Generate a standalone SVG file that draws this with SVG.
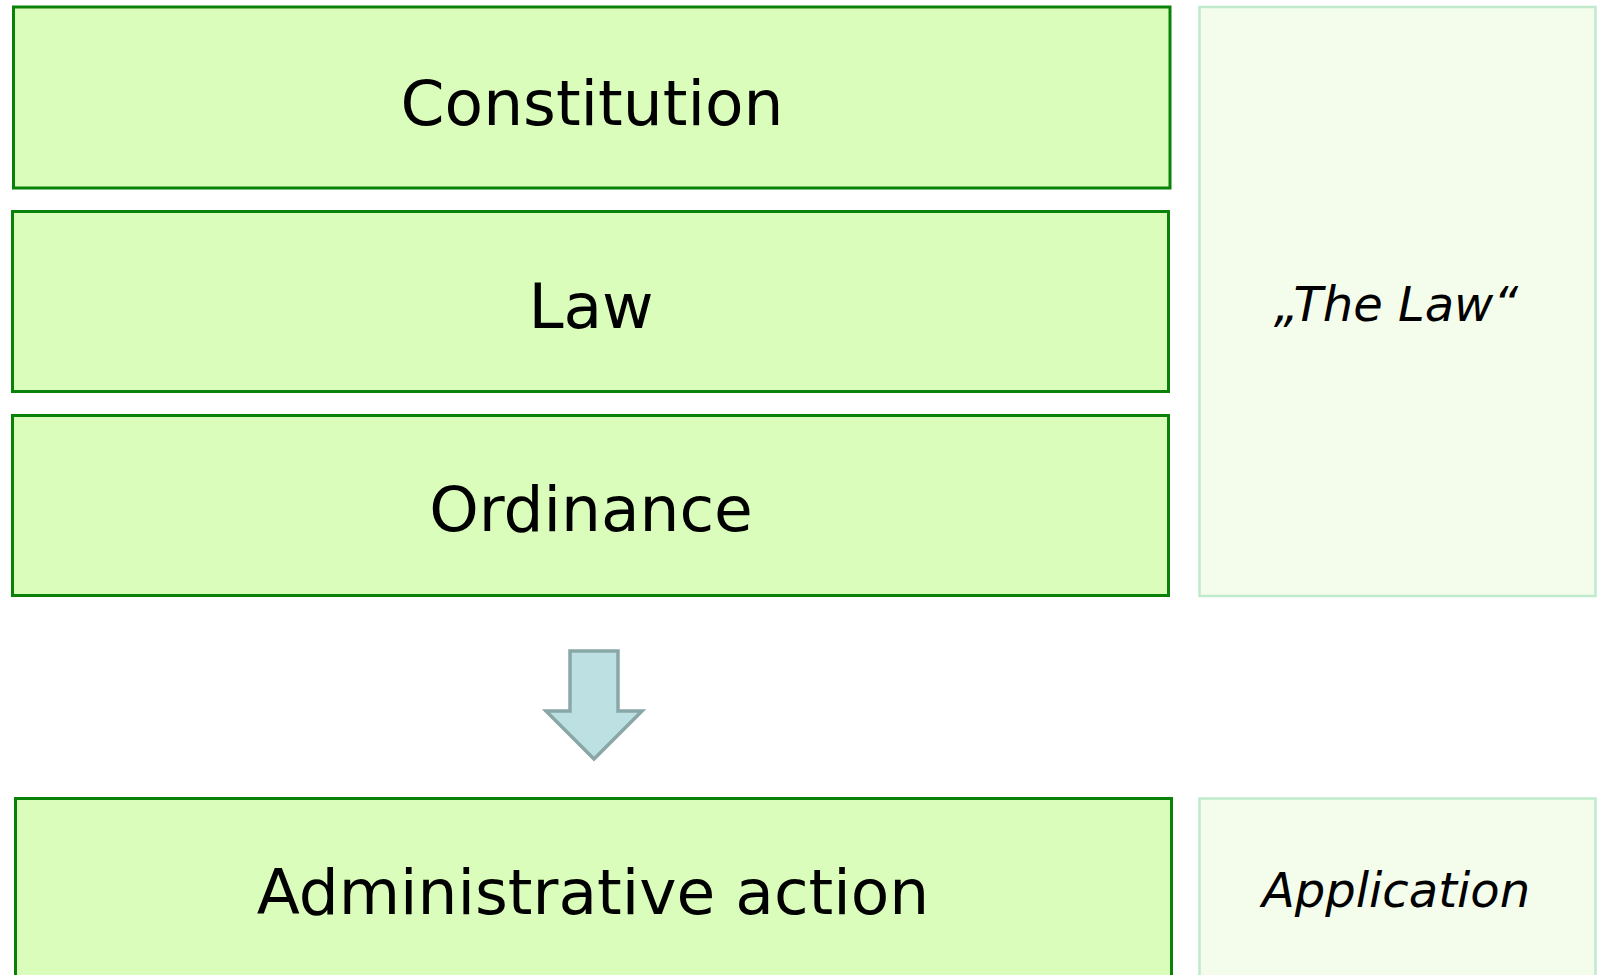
<svg xmlns="http://www.w3.org/2000/svg" width="1599" height="975" viewBox="0 0 1599 975">
<style>
.box{fill:#dbfdbb;stroke:#0a820a;stroke-width:3}
.side{fill:#f4fdec;stroke:#bfeacb;stroke-width:2.5}
.lbl{font-family:"DejaVu Sans",Verdana,sans-serif;font-size:63px;fill:#000;text-anchor:middle}
.it{font-family:"DejaVu Sans",Verdana,sans-serif;font-size:48px;font-style:italic;fill:#000;text-anchor:middle}
.arrow{fill:#bde0e3;stroke:#8aa7a7;stroke-width:3.5}
</style>
<rect width="1599" height="975" fill="#fff"/>
<g id="constitution"><rect class="box" x="13.5" y="7" width="1156.5" height="181"/><text class="lbl" x="592" y="125">Constitution</text></g>
<g id="law"><rect class="box" x="12.5" y="211.5" width="1156" height="180"/><text class="lbl" x="591" y="328">Law</text></g>
<g id="ordinance"><rect class="box" x="12.5" y="415.5" width="1156" height="180"/><text class="lbl" x="591" y="531">Ordinance</text></g>
<g id="administrative-action"><rect class="box" x="15.5" y="798.5" width="1156" height="190"/><text class="lbl" x="593" y="914">Administrative action</text></g>
<g id="the-law"><rect class="side" x="1199.5" y="7" width="396" height="589"/><text class="it" x="1396" y="321">„The Law“</text></g>
<g id="application"><rect class="side" x="1199.5" y="798.5" width="396" height="190"/><text class="it" x="1396" y="907">Application</text></g>
<g id="connectors"><path class="arrow" d="M570 651 H618 V711 H642 L594 759 L546 711 H570 Z"/></g>
</svg>
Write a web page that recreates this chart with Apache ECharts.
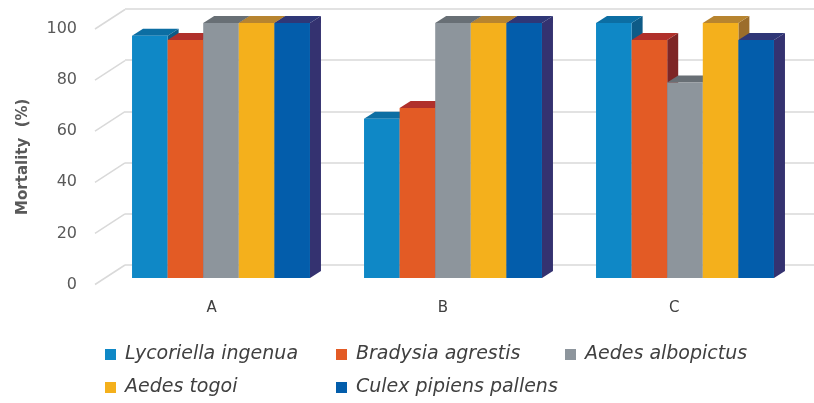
<!DOCTYPE html>
<html>
<head>
<meta charset="utf-8">
<script src="https://cdn.jsdelivr.net/npm/echarts@6/dist/echarts.min.js"></script>
<style>
  html, body { margin: 0; padding: 0; background: #fff; }
</style>
</head>
<body>
<div id="chart" style="width: 814px;height:403px;"></div>
<script>
const categories = ['A', 'B', 'C'];
const speciesNames = ['Lycoriella ingenua', 'Bradysia agrestis', 'Aedes albopictus', 'Aedes togoi', 'Culex pipiens pallens'];
const lycoriella = [95, 62.5, 100];
const bradysia = [93.3, 66.7, 93.3];
const albopictus = [100, 100, 76.7];
const togoi = [100, 100, 100];
const culex = [100, 100, 93.3];
const yTicks = [0, 20, 40, 60, 80, 100];

// front / top / side colours of each species
const faces = [
  ['#0f88c6', '#0c6ea3', '#0e5b87'],
  ['#e35b25', '#b0302b', '#7e2626'],
  ['#8d959c', '#686f75', '#5b6166'],
  ['#f4b01c', '#b7842f', '#9c6d2b'],
  ['#035dab', '#2f3777', '#343270']
];
const depthX = 11, depthY = -7;

// legend slot of each species (left, top)
const legendSlots = [[100, 340], [331, 340], [560, 340], [100, 373], [331, 373]];

function barRenderer(k) {
  const [front, top, side] = faces[k];
  return function (params, api) {
    const cat = api.value(0);
    const p = api.coord([cat, api.value(1)]);
    const b = api.coord([cat, 0]);
    const band = api.size([1, 0])[0];
    const gw = band * 0.767, bw = gw / 5;
    const x0 = p[0] - gw / 2 + k * bw, x1 = x0 + bw;
    return {
      type: 'group',
      children: [
        { type: 'polygon', shape: { points: [[x1, p[1]], [x1 + depthX, p[1] + depthY], [x1 + depthX, b[1] + depthY], [x1, b[1]]] }, style: { fill: side } },
        { type: 'polygon', shape: { points: [[x0, p[1]], [x0 + depthX, p[1] + depthY], [x1 + depthX, p[1] + depthY], [x1, p[1]]] }, style: { fill: top } },
        { type: 'rect', shape: { x: x0, y: p[1], width: bw, height: b[1] - p[1] }, style: { fill: front } }
      ]
    };
  };
}

const seriesValues = [lycoriella, bradysia, albopictus, togoi, culex];

var myChart = echarts.init(document.getElementById('chart'));
var option = {
  animation: false,
  grid: [
    // back wall
    { left: 125, right: 0, top: 9, height: 256 },
    // front floor edge (labels)
    { left: 96, width: 694, top: 29, height: 255.5 },
    // bars front plane
    { left: 105, width: 696, top: 23, height: 255 }
  ],
  xAxis: [
    { gridIndex: 0, type: 'category', data: categories, show: false },
    {
      gridIndex: 1, type: 'category', data: categories,
      axisLine: { show: false }, axisTick: { show: false },
      axisLabel: { margin: 16, color: '#404040', fontSize: 15, fontFamily: 'DejaVu Sans' }
    },
    { gridIndex: 2, type: 'category', data: categories, show: false }
  ],
  yAxis: [
    {
      gridIndex: 0, type: 'value', min: 0, max: 100, interval: 20,
      axisLabel: { show: false }, axisLine: { show: false }, axisTick: { show: false },
      splitLine: { lineStyle: { color: '#d9d9d9', width: 1.5 } }
    },
    {
      gridIndex: 1, type: 'value', min: 0, max: 100, interval: 20,
      axisLine: { show: false }, axisTick: { show: false }, splitLine: { show: false },
      axisLabel: { margin: 19, color: '#595959', fontSize: 16, fontFamily: 'DejaVu Sans' },
      name: 'Mortality  (%)', nameLocation: 'middle', nameRotate: 90, nameGap: 65,
      nameTextStyle: { color: '#595959', fontSize: 15, fontWeight: 'bold', fontFamily: 'DejaVu Sans' }
    },
    { gridIndex: 2, type: 'value', min: 0, max: 100, show: false }
  ],
  legend: speciesNames.map((name, k) => ({
    data: [name], left: legendSlots[k][0], top: legendSlots[k][1],
    icon: 'rect', itemWidth: 11, itemHeight: 11, itemGap: 0,
    textStyle: { fontSize: 19, fontStyle: 'italic', color: '#404040', fontFamily: 'DejaVu Sans', padding: [0, 0, 0, 4] }
  })),
  series: [
    {
      type: 'custom', name: 'floor', xAxisIndex: 1, yAxisIndex: 1, silent: true, clip: false,
      data: yTicks.map(v => [0, v]),
      renderItem: function (params, api) {
        const p = api.coord([0, api.value(1)]);
        const xl = p[0] - api.size([1, 0])[0] / 2;
        return {
          type: 'line',
          shape: { x1: xl - 1, y1: p[1], x2: xl + 29, y2: p[1] - 19.5 },
          style: { stroke: '#d9d9d9', lineWidth: 1.5 }
        };
      }
    }
  ].concat(speciesNames.map((name, k) => ({
    type: 'custom', name, xAxisIndex: 2, yAxisIndex: 2, clip: false,
    itemStyle: { color: faces[k][0] },
    encode: { x: 0, y: 1 },
    data: seriesValues[k].map((v, i) => [i, v]),
    renderItem: barRenderer(k)
  })))
};
option && myChart.setOption(option);
</script>
</body>
</html>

━━━━━━━━━━━━━━━━━━━━━━━━━━━━━━

Return every line above in which the string "that" occurs.

OUTPUT FOR THIS EXERCISE:
Generate a standalone SVG file that draws this with SVG.
Write a web page that recreates this chart with Apache ECharts.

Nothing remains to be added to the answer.